When Jean knocked on the red door needing food, a bed and a change of clothes, it was Jasmine Johnson who answered.
In her early 20s with cornrow braids, a scar near her left eye and tattoos on her neck, hands and arms, Johnson had grown up in Dallas, where she says the streets had given her the pimp title. She was a regular at lesbian bars, known to surround herself with pretty girls who danced at local strip clubs.
Johnson's was a home unlike any Jean had been in before. Johnson and her girlfriend smoked marijuana and drank liquor freely. They gave Jean a cell phone and new clothes from J.C. Penney. They let her skip school. Jean felt suddenly like an adult. A photo from one of Jean's first nights at the house shows her nestled into Johnson's living room couch, wearing large hoop earrings, smirking and flashing a middle finger at the camera. She was enjoying herself.

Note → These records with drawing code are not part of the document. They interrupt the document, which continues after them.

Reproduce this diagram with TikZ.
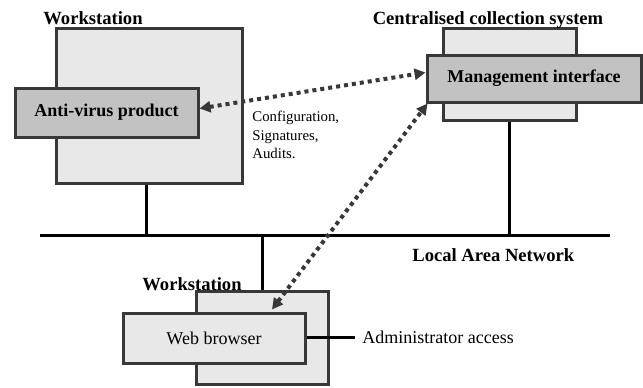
\documentclass[tikz,border=0pt]{standalone}
\usepackage{fontspec}
\setmainfont{Liberation Serif}
\usetikzlibrary{arrows.meta,positioning}
\definecolor{edgegray}{gray}{0.22}
\definecolor{lightfill}{gray}{0.91}
\definecolor{midfill}{gray}{0.76}
\begin{document}
\begin{tikzpicture}[
  x=0.5pt, y=-0.5pt,
  outer/.style={draw=edgegray,line width=1.5pt,fill=lightfill,inner sep=0pt},
  inner/.style={draw=edgegray,line width=1.5pt,fill=midfill,inner sep=0pt,font=\fontsize{9}{10}\selectfont\bfseries},
  plain/.style={draw=edgegray,line width=1.5pt,fill=lightfill,inner sep=0pt,font=\fontsize{9}{10}\selectfont},
  ttl/.style={font=\fontsize{9.3}{10}\selectfont\bfseries,inner sep=0pt},
  wire/.style={line width=1.5pt},
  dots/.style={line width=2pt,edgegray,dash pattern=on 2pt off 2pt,
    {Triangle[length=5.5pt,width=5.5pt]}-{Triangle[length=5.5pt,width=5.5pt]}}]
  \useasboundingbox (0,0) rectangle (643,387);
  \node[outer,minimum width=93pt,minimum height=77.5pt] (ws1) at (149,105.5) {};
  \node[inner,minimum width=91.5pt,minimum height=24.5pt] (av) at (106.5,112.5) {Anti-virus product};
  \node[outer,minimum width=66.5pt,minimum height=46pt] (ccs) at (509.5,74) {};
  \node[inner,minimum width=107pt,minimum height=23.5pt] (mi) at (534,78.5) {Management interface};
  \node[outer,minimum width=66pt,minimum height=46.5pt] (ws2) at (262,337.5) {};
  \node[plain,minimum width=91pt,minimum height=25pt] (wb) at (214,338) {Web browser};
  \node[ttl,anchor=base west] (ws1lbl) at (43,24) {Workstation};
  \node[ttl,anchor=base] (ccslbl) at (488,24) {Centralised collection system};
  \node[ttl,anchor=base west] (ws2lbl) at (142,290) {Workstation};
  \node[ttl,anchor=base west] (lanlbl) at (412,261) {Local Area Network};
  \node[font=\fontsize{7.4}{9.2}\selectfont,align=left,anchor=north west,inner sep=0pt] (data) at (252,111) {Configuration,\\Signatures,\\Audits.};
  \coordinate (lanL) at (40,235);
  \coordinate (lanR) at (610,235);
  \coordinate (adm) at (355,337);
  \node[font=\fontsize{9}{10}\selectfont,anchor=west,inner sep=0pt] (admlbl) at (362,337) {Administrator access};
  \draw[wire] (lanL) -- (lanR);
  \draw[wire] ([xshift=-1.5pt]ws1.south) -- ([xshift=-1.5pt]ws1.south |- lanL);
  \draw[wire] (ccs.south) -- (ccs.south |- lanL);
  \draw[wire] (ws2.north) -- (ws2.north |- lanL);
  \draw[wire] (wb.east |- adm) -- (adm);
  \draw[dots] ([yshift=2pt]av.east) -- ([yshift=3pt]mi.west);
  \draw[dots] ([xshift=29pt,yshift=1pt]wb.north) -- ([xshift=1pt]mi.south west);
\end{tikzpicture}
\end{document}
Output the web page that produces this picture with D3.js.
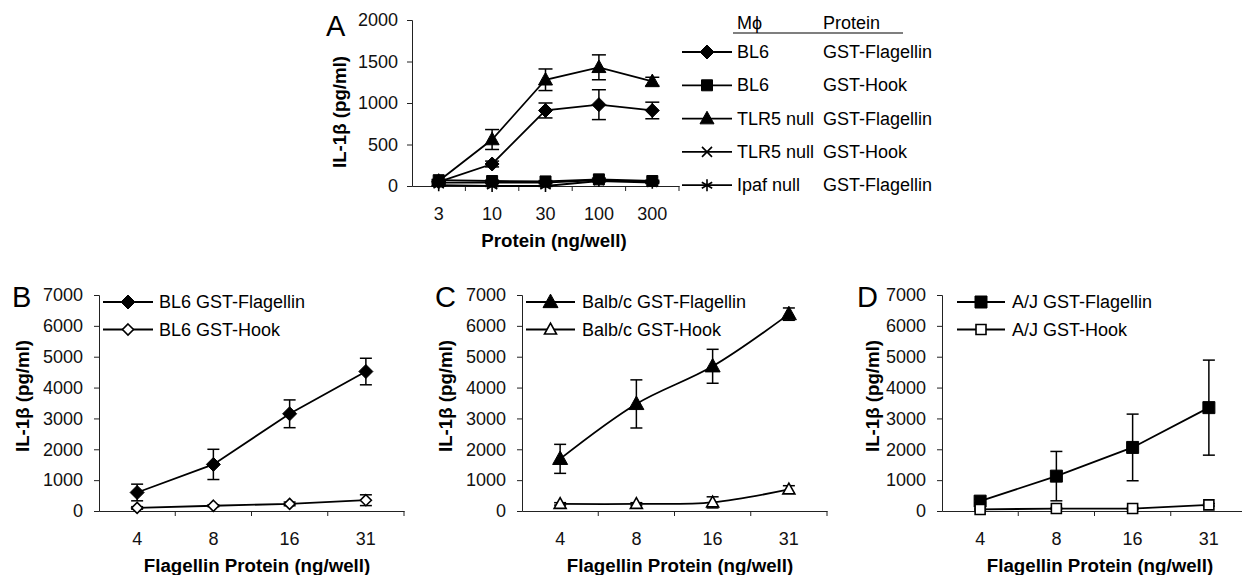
<!DOCTYPE html>
<html>
<head>
<meta charset="utf-8">
<script src="https://cdn.jsdelivr.net/npm/d3@7"></script>
<style>
  body { margin: 0; background: #fff; }
  svg { display: block; font-family: "Liberation Sans", Arial, sans-serif; }
</style>
</head>
<body>
<div id="chart"></div>
<script>
// panel A: IL-1b vs protein dose, five macrophage/protein combos
const doseA = ['3', '10', '30', '100', '300']
const ticksA = [0, 500, 1000, 1500, 2000]
const bl6FlagellinA = [50, 265, 910, 980, 910]
const bl6FlagellinAErr = [15, 35, 90, 180, 100]
const bl6HookA = [70, 60, 55, 80, 60]
const bl6HookAErr = [10, 10, 10, 15, 10]
const tlr5FlagellinA = [60, 560, 1280, 1430, 1260]
const tlr5FlagellinAErr = [15, 120, 130, 150, 50]
const tlr5HookA = [40, 40, 40, 70, 50]
const tlr5HookAErr = [10, 10, 10, 10, 10]
const ipafFlagellinA = [10, 0, 0, 60, 40]
const ipafFlagellinAErr = [5, 5, 5, 10, 10]

// panels B-D: flagellin dose
const doseBCD = ['4', '8', '16', '31']
const ticksBCD = [0, 1000, 2000, 3000, 4000, 5000, 6000, 7000]
const bl6FlagellinB = [600, 1510, 3150, 4520]
const bl6FlagellinBErr = [270, 490, 450, 430]
const bl6HookB = [100, 170, 230, 350]
const bl6HookBErr = [40, 30, 60, 175]
const balbFlagellinC = [1690, 3470, 4690, 6380]
const balbFlagellinCErr = [470, 780, 550, 200]
const balbHookC = [230, 230, 280, 700]
const balbHookCErr = [40, 40, 180, 120]
const ajFlagellinD = [320, 1130, 2060, 3350]
const ajFlagellinDErr = [60, 800, 1080, 1540]
const ajHookD = [50, 80, 80, 200]
const ajHookDErr = [20, 20, 30, 40]

const W = 1242, H = 575
const svg = d3.select('#chart').append('svg')
    .attr('width', W)
    .attr('height', H)

// marker shapes, s = half size
function markerPath(shape, s) {
    if (shape === 'diamond') return `M0,${-s}L${s},0L0,${s}L${-s},0Z`
    if (shape === 'square') return `M${-s},${-s}H${s}V${s}H${-s}Z`
    if (shape === 'triangle') return `M0,${-s * 1.05}L${s},${s * 0.75}L${-s},${s * 0.75}Z`
    if (shape === 'times') return `M${-s},${-s}L${s},${s}M${s},${-s}L${-s},${s}`
    if (shape === 'asterisk') {
        let p = ''
        for (let a of [0, 60, 120]) {
            const r = a * Math.PI / 180
            const dx = Math.sin(r) * s, dy = Math.cos(r) * s
            p += `M${-dx},${-dy}L${dx},${dy}`
        }
        return p
    }
}

function drawMarker(g, shape, filled, s, cx, cy) {
    const stroked = shape === 'times' || shape === 'asterisk'
    g.append('path')
        .attr('transform', `translate(${cx},${cy})`)
        .attr('d', markerPath(shape, s))
        .attr('fill', stroked ? 'none' : (filled ? '#000' : '#fff'))
        .attr('stroke', '#000')
        .attr('stroke-width', stroked ? 1.6 : (filled ? 1 : 1.6))
}

function drawPanel(p) {
    const g = svg.append('g')
    const x = d3.scaleBand().domain(p.doses).range([p.x0, p.x1])
    const y = d3.scaleLinear().domain([0, p.yMax]).range([p.y0, p.y1])

    // y axis
    const ya = g.append('g')
        .attr('transform', 'translate(' + p.x0 + ',0)')
        .call(d3.axisLeft(y).tickValues(p.yTicks).tickSize(5).tickPadding(p.pad).tickFormat(d3.format('d')))
    ya.select('.domain').attr('stroke', '#222')
    ya.selectAll('.tick line').attr('stroke', '#222')
    ya.selectAll('text').attr('font-size', 18).attr('fill', '#111')
        .attr('font-family', '"Liberation Sans", Arial, sans-serif')

    // x axis: labels in band centres, ticks on band edges
    const xa = g.append('g')
        .attr('transform', 'translate(0,' + p.y0 + ')')
        .call(d3.axisBottom(x).tickSize(0).tickSizeOuter(0).tickPadding(21))
    xa.select('.domain').attr('stroke', '#222')
    xa.selectAll('text').attr('font-size', 18).attr('fill', '#111')
        .attr('font-family', '"Liberation Sans", Arial, sans-serif')
    const edges = p.doses.map(d => x(d)).concat([x(p.doses[p.doses.length - 1]) + x.step()])
    xa.selectAll('.edge').data(edges.slice(1)).enter().append('line')
        .attr('x1', d => d).attr('x2', d => d)
        .attr('y1', 0).attr('y2', 5)
        .attr('stroke', '#222')

    // titles
    g.append('text')
        .attr('transform', `translate(${p.yLabelX},${p.yLabelY}) rotate(-90)`)
        .attr('text-anchor', 'middle')
        .attr('dominant-baseline', 'central')
        .attr('font-weight', 'bold')
        .attr('font-size', 18.7)
        .text('IL-1\u03B2 (pg/ml)')
    g.append('text')
        .attr('x', p.xLabelX).attr('y', p.xLabelY)
        .attr('text-anchor', 'middle')
        .attr('font-weight', 'bold')
        .attr('font-size', 18.7)
        .text(p.xLabel)
    g.append('text')
        .attr('x', p.letterX).attr('y', p.letterY)
        .attr('font-size', 29)
        .text(p.letter)

    const cx = d => x(d) + x.bandwidth() / 2
    const line = d3.line().curve(p.curve)

    p.series.forEach(s => {
        const pts = p.doses.map((d, i) => [cx(d), y(s.values[i])])
        // error bars
        p.doses.forEach((d, i) => {
            const e = s.err[i]
            const hi = y(s.values[i] + e), lo = y(s.values[i] - e)
            g.append('line').attr('x1', cx(d)).attr('x2', cx(d))
                .attr('y1', hi).attr('y2', lo)
                .attr('stroke', '#000').attr('stroke-width', 1.5)
            ;[hi, lo].forEach(v => {
                g.append('line').attr('x1', cx(d) - p.cap / 2).attr('x2', cx(d) + p.cap / 2)
                    .attr('y1', v).attr('y2', v)
                    .attr('stroke', '#000').attr('stroke-width', 1.5)
            })
        })
        g.append('path').attr('d', line(pts))
            .attr('fill', 'none').attr('stroke', '#000').attr('stroke-width', 1.8)
        pts.forEach(pt => drawMarker(g, s.shape, s.filled, s.size, pt[0], pt[1]))
    })

    // legend
    p.series.forEach((s, i) => {
        const ly = p.legY + i * p.legStep
        g.append('line').attr('x1', p.legX0).attr('x2', p.legX1)
            .attr('y1', ly).attr('y2', ly)
            .attr('stroke', '#000').attr('stroke-width', 1.8)
        drawMarker(g, s.shape, s.filled, s.size, (p.legX0 + p.legX1) / 2, ly)
        s.labels.forEach((t, j) => {
            g.append('text')
                .attr('x', p.legText[j]).attr('y', ly)
                .attr('dominant-baseline', 'central')
                .attr('font-size', 18)
                .text(t)
        })
    })
    return g
}

const gA = drawPanel({
    doses: doseA, yMax: 2000, yTicks: ticksA,
    x0: 412, x1: 679, y0: 186, y1: 20, pad: 9, cap: 14,
    yLabelX: 339, yLabelY: 112,
    xLabel: 'Protein (ng/well)', xLabelX: 554, xLabelY: 247,
    letter: 'A', letterX: 326, letterY: 36,
    curve: d3.curveLinear,
    legX0: 682, legX1: 732, legY: 52, legStep: 33.3, legText: [737, 823],
    series: [
        { values: bl6FlagellinA, err: bl6FlagellinAErr, shape: 'diamond', filled: true, size: 7, labels: ['BL6', 'GST-Flagellin'] },
        { values: bl6HookA, err: bl6HookAErr, shape: 'square', filled: true, size: 5.5, labels: ['BL6', 'GST-Hook'] },
        { values: tlr5FlagellinA, err: tlr5FlagellinAErr, shape: 'triangle', filled: true, size: 7, labels: ['TLR5 null', 'GST-Flagellin'] },
        { values: tlr5HookA, err: tlr5HookAErr, shape: 'times', filled: true, size: 5, labels: ['TLR5 null', 'GST-Hook'] },
        { values: ipafFlagellinA, err: ipafFlagellinAErr, shape: 'asterisk', filled: true, size: 6, labels: ['Ipaf null', 'GST-Flagellin'] }
    ]
})
// legend header of panel A
gA.append('text').attr('x', 737).attr('y', 29).attr('font-size', 18).text('M\u03D5')
gA.append('text').attr('x', 823).attr('y', 29).attr('font-size', 18).text('Protein')
gA.append('line').attr('x1', 733).attr('x2', 903).attr('y1', 33).attr('y2', 33)
    .attr('stroke', '#000').attr('stroke-width', 1.2)

const common = {
    doses: doseBCD, yMax: 7000, yTicks: ticksBCD,
    y0: 511, y1: 295, pad: 11, cap: 12,
    yLabelY: 396, xLabel: 'Flagellin Protein (ng/well)', xLabelY: 572,
    letterY: 307, curve: d3.curveLinear,
    legY: 302, legStep: 27.5
}

drawPanel(Object.assign({}, common, {
    x0: 99, x1: 404, yLabelX: 22, xLabelX: 257, letter: 'B', letterX: 12,
    legX0: 103, legX1: 153, legText: [159],
    series: [
        { values: bl6FlagellinB, err: bl6FlagellinBErr, shape: 'diamond', filled: true, size: 7, labels: ['BL6 GST-Flagellin'] },
        { values: bl6HookB, err: bl6HookBErr, shape: 'diamond', filled: false, size: 5.5, labels: ['BL6 GST-Hook'] }
    ]
}))

drawPanel(Object.assign({}, common, {
    x0: 522, x1: 827, yLabelX: 445, xLabelX: 680, letter: 'C', letterX: 435,
    curve: d3.curveCatmullRom.alpha(0.5),
    legX0: 526, legX1: 575, legText: [582],
    series: [
        { values: balbFlagellinC, err: balbFlagellinCErr, shape: 'triangle', filled: true, size: 7.5, labels: ['Balb/c GST-Flagellin'] },
        { values: balbHookC, err: balbHookCErr, shape: 'triangle', filled: false, size: 6, labels: ['Balb/c GST-Hook'] }
    ]
}))

drawPanel(Object.assign({}, common, {
    x0: 942, x1: 1247, yLabelX: 872, xLabelX: 1100, letter: 'D', letterX: 857,
    legX0: 957, legX1: 1005, legText: [1012],
    series: [
        { values: ajFlagellinD, err: ajFlagellinDErr, shape: 'square', filled: true, size: 6, labels: ['A/J GST-Flagellin'] },
        { values: ajHookD, err: ajHookDErr, shape: 'square', filled: false, size: 5, labels: ['A/J GST-Hook'] }
    ]
}))
</script>
</body>
</html>
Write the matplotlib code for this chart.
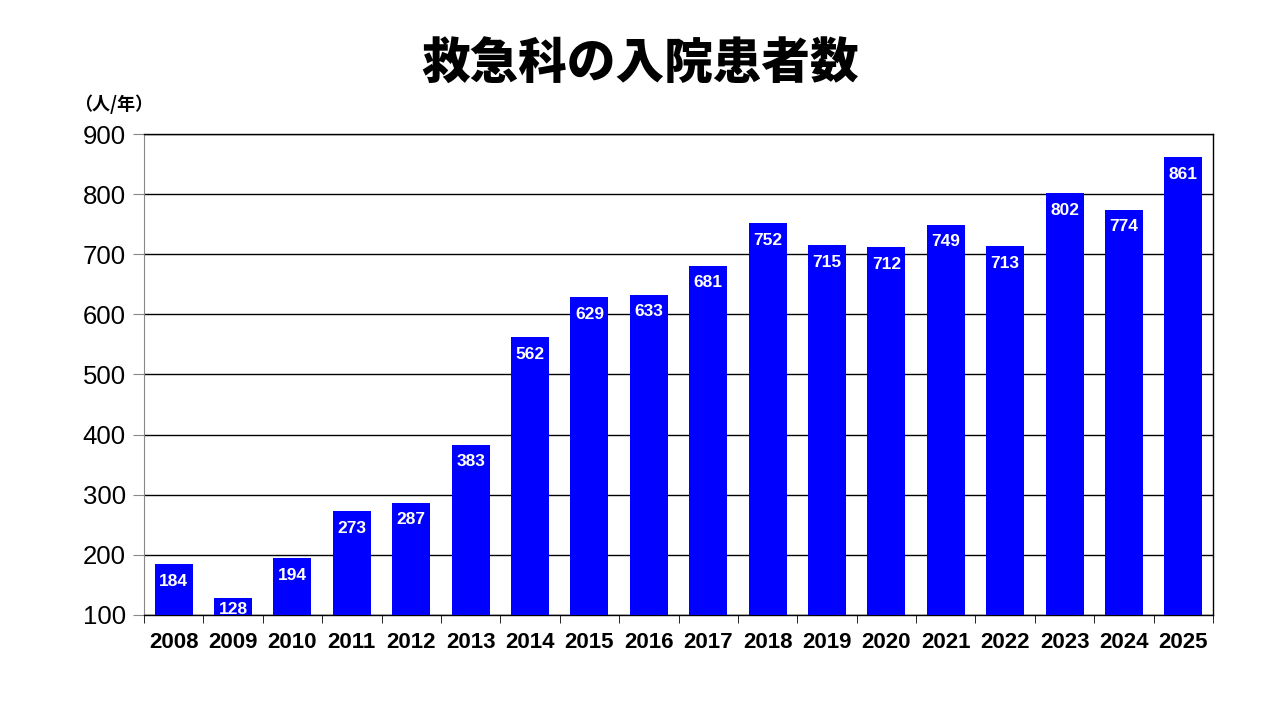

Within a few days, the atmosphere changed. Johnson told Jean she owed rent money and would need to find a way to come up with a few hundred dollars. At first, Johnson suggested she dance at strip clubs, but Jean couldn't get in without a fake ID.
Johnson told her she'd need to earn her keep another way: selling sex.
The prospect of having sex with strangers for money scared Jean. But returning to foster care sounded even worse. “I was willing to do whatever I needed to stay away,” she said.